Contractors defy odds with brightest outlook since 2015
Contractors have picked themselves up from a record low in confidence and dusted themselves off to, somehow, display their brightest outlook since before the Brexit vote.
Struggling to explain the sheer strength of the bounce back, contractor body IPSE said the faith one-person consultancies have in themselves has leapt from --14.3 last year to 5.3 today.
Although small-sounding, the current score represents the highest confidence reading since Q4 2015. More remarkably, it comes at a time when the odds are stacked against contractors.
So not only do threats like Brexit and IR35 reform loom large, but rates are also down (from Q1’s £430 to £394), and the costs of contracting are up -- predicted to leap by an average of 13.7%.
This squeeze is foreseen to have fiscal implications, so the confidence score for the economy by the contractors – whose quarterly earnings were down 22% -- is an “extremely low” --33.1
Research head at the Association of Independent Professionals and the Self-Employed (IPSE), Suneeta Johal, added: “Resilience and determination is doubtless a key factor behind [contractors’ confidence]”.
“Against all odds,” she said, “they now have the highest confidence outlook for their business level since before the EU referendum…[despite] the negative forces ranged against the self-employed right now.”

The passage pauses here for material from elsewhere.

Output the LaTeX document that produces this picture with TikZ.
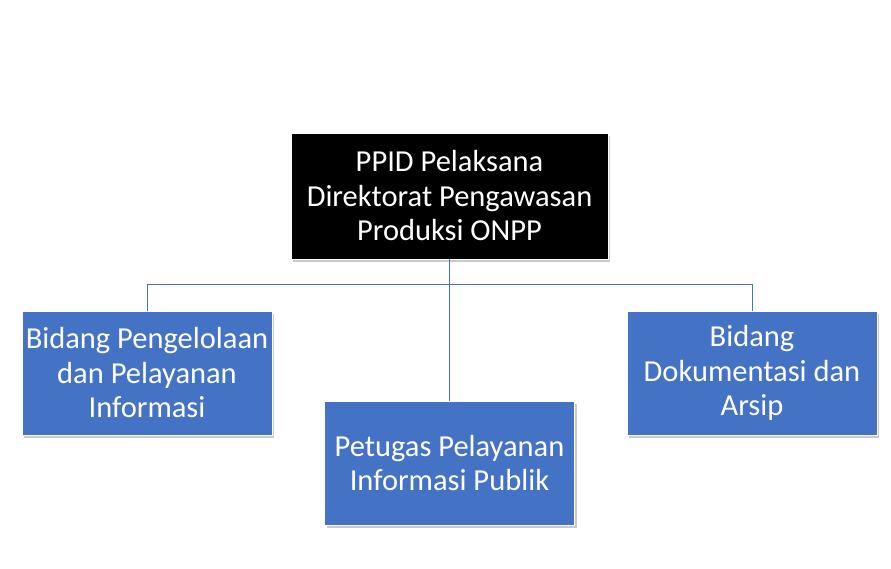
\documentclass[tikz,border=0pt]{standalone}
\usepackage{fontspec}
\setmainfont{Carlito}
\usetikzlibrary{shadows}

\definecolor{boxblue}{HTML}{4472C4}

\tikzset{
    unitbox/.style={
        draw=white, line width=0.8pt, align=center, text=white,
        font=\fontsize{30.5}{34.5}\selectfont, inner sep=0pt,
        drop shadow={shadow xshift=2pt, shadow yshift=-3pt, opacity=0.35, fill=black!60}
    },
    headbox/.style={unitbox, fill=black, minimum width=317pt, minimum height=126pt},
    subbox/.style={unitbox, fill=boxblue, minimum width=250pt, minimum height=124pt},
    link/.style={draw=boxblue, line width=0.9pt}
}

\begin{document}
\begin{tikzpicture}[x=1pt, y=1pt]

    \useasboundingbox (0,0) rectangle (891,-568);

    \node [headbox] (ppid) at (449.5,-196)
        {PPID Pelaksana\\Direktorat Pengawasan\\Produksi ONPP};

    \node [subbox] (pengelolaan) at (147,-373)
        {Bidang Pengelolaan\\dan Pelayanan\\Informasi};

    \node [subbox] (petugas) at (449.5,-463)
        {Petugas Pelayanan\\Informasi Publik};

    \node [subbox] (dokumentasi) at (752,-373)
        {Bidang\\Dokumentasi dan\\Arsip};

    \coordinate (hub) at (449.5,-284);

    \draw [link]
        (ppid.south) -- (hub)
        (hub) -| (pengelolaan.north)
        (hub) -| (dokumentasi.north)
        (hub) -- (petugas.north)
        ;

\end{tikzpicture}
\end{document}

Unifying those forces are government policies, “and in descending hierarchical order [they] are; the commitment to Brexit, taxation policies relating to freelancers and the regulation of the freelance sector,” IPSE wrote.
In a report on the findings, it added: “Regardless of whether freelancers’ increase in business confidence is justified or not, all the data…points towards [a] very tough business environment over the next 12 months”.
Professor Andrew Burke, dean of the Trinity Business School said: “The mindset [of contractors] can’t just be about surviving or ‘keep calm and carry on’”.
“Because the changes to the sector over the next 12 months could be revolutionary. This time next year freelancers could find themselves in any number of scenarios.”
An unfinalised Brexit deal, and an outstanding official response to the IR35 reform consultation are the uncertain beginnings of those scenarios.
“Freelancers from managerial, professional and associate professional and technical occupations should….prepare a portfolio of strategies to sustain their businesses through the range of scenarios that could arise,” Prof Burke advised.
“In the meantime,” reflected IPSE, envisioning a future point of certainty for its members, “freelancers will do what they have found to enhance their business performance in the past”.
“And that is to adopt strategies and practices which build their own brand and reputation, create new and better services for their clients and find new and existing markets with business opportunities for freelancers.”
According to the Q2 findings, the value of brand and reputation is still the top positive factor affecting the freelance sector as a whole, followed by innovation in terms of service.
“Freelancers, by their very nature, are optimists and problem-solvers,” said the founder of PeoplePerHour.com Xenios Thrasyvoulou. “The fact that they’re able to find positivity in the face of relatively dismal…[scenarios] perhaps shouldn’t surprise us.”